To be done: In the entries that follow, how many lines contain the word "document"? Answer with the number only.

Extracted material:
******************************

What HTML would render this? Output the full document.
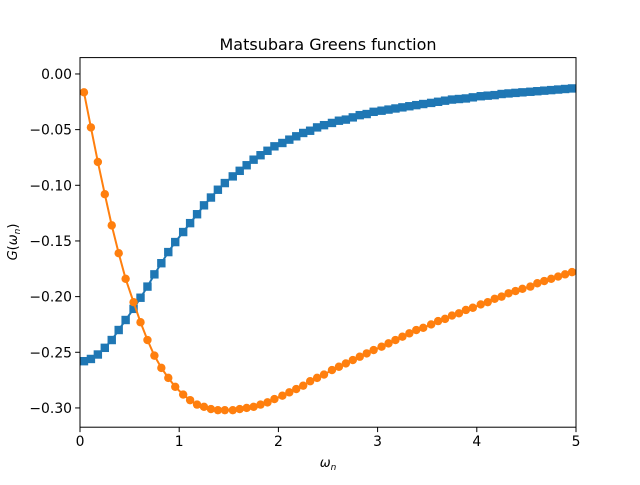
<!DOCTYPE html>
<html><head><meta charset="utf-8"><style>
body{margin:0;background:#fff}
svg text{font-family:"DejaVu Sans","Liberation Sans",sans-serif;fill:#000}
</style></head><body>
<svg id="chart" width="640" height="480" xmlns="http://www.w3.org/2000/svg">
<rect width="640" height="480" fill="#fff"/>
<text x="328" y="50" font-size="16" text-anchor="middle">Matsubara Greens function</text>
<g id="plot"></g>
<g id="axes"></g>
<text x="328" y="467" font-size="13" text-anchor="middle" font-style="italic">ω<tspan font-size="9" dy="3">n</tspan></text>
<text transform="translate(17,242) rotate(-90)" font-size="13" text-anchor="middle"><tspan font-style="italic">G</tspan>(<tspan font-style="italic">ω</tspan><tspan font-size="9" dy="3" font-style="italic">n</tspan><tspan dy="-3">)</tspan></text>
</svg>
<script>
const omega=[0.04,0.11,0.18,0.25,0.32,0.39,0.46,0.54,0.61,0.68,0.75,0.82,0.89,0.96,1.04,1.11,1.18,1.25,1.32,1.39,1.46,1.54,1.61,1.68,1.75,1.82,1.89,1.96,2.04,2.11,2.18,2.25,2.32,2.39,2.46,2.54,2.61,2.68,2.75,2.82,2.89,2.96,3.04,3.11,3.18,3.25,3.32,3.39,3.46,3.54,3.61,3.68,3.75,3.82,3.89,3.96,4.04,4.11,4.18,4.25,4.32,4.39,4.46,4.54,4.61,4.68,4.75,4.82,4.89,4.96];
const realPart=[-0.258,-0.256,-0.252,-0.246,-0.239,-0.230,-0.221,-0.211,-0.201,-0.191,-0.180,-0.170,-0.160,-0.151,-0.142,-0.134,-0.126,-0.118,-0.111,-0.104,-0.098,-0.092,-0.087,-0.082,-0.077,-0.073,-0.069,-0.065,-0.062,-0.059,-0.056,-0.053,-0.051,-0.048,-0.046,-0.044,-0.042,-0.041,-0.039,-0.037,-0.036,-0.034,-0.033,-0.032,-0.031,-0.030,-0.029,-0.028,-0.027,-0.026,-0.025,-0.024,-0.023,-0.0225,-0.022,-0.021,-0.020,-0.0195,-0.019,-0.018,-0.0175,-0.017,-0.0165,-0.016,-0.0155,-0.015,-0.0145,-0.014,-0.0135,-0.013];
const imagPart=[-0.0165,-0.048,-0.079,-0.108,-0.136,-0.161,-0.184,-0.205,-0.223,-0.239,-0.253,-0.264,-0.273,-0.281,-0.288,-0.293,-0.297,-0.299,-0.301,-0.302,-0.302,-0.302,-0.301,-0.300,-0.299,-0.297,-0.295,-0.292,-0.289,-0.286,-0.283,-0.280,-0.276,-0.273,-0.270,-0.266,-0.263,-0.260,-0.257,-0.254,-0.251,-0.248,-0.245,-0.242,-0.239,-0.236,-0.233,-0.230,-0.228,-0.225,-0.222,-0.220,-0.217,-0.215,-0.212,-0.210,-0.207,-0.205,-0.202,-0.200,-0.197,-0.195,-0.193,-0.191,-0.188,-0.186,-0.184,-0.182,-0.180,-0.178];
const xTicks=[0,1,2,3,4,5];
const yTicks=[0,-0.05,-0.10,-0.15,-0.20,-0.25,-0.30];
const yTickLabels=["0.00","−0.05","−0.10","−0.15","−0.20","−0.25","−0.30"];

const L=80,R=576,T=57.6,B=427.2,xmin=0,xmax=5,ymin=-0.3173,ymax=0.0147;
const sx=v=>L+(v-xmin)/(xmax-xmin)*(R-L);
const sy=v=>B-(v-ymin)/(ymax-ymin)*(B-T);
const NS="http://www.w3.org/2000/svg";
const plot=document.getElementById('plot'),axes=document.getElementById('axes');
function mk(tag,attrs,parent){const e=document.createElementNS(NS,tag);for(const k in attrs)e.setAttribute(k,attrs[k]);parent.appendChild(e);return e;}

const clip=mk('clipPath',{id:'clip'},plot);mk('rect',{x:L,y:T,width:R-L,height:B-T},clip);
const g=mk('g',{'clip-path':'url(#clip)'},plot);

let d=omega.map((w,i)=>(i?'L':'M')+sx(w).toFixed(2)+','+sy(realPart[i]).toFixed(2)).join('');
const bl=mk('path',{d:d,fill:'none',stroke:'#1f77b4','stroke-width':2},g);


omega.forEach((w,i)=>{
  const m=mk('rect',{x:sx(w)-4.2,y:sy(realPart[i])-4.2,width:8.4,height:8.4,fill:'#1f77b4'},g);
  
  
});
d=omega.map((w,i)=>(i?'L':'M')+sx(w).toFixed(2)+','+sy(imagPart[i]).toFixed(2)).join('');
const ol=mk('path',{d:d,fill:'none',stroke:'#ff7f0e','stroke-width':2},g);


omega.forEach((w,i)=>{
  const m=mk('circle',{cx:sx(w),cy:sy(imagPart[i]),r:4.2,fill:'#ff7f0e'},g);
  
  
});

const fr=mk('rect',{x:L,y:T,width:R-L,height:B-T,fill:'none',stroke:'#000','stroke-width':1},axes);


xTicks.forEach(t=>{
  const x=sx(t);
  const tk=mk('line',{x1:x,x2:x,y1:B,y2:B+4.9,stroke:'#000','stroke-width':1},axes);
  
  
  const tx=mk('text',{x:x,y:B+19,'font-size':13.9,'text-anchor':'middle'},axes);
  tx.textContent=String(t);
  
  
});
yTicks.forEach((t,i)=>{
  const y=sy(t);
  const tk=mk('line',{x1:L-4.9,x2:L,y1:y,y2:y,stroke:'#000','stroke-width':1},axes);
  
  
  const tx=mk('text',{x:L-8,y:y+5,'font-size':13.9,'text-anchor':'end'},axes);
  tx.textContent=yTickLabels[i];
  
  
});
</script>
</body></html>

******************************

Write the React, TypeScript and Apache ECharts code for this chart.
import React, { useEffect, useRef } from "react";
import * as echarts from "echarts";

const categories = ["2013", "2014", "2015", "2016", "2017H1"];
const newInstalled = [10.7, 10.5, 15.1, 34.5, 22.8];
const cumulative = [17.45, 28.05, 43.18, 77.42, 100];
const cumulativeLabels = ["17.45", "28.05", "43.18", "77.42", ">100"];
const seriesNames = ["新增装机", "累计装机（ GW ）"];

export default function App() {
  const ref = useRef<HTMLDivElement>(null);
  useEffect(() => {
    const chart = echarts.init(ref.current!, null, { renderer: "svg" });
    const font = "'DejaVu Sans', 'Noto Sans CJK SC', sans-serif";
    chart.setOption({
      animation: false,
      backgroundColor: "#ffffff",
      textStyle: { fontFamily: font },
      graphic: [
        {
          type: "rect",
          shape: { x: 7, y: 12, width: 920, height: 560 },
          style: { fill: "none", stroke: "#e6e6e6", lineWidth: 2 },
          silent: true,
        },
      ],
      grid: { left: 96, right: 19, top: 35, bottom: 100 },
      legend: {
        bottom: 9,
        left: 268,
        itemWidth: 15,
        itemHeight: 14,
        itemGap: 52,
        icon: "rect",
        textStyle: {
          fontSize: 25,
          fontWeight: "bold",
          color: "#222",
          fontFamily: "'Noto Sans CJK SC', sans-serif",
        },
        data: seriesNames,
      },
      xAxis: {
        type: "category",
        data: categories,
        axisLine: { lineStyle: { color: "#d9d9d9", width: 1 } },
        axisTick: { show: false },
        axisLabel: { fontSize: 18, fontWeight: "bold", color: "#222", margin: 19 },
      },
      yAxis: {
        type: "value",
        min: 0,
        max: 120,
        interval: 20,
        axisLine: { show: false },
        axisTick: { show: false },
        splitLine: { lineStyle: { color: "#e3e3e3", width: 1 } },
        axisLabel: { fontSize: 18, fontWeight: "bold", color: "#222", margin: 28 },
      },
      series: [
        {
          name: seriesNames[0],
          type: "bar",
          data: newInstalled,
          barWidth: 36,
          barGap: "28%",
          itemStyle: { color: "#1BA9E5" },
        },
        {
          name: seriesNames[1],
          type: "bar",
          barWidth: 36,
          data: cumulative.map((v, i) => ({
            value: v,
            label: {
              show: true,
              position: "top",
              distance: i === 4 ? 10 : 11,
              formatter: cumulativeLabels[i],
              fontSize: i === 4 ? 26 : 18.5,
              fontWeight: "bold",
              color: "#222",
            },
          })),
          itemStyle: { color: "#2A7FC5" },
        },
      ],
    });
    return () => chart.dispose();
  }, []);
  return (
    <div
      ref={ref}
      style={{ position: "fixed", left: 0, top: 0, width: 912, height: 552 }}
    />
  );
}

******************************

Solution to this exercise: 3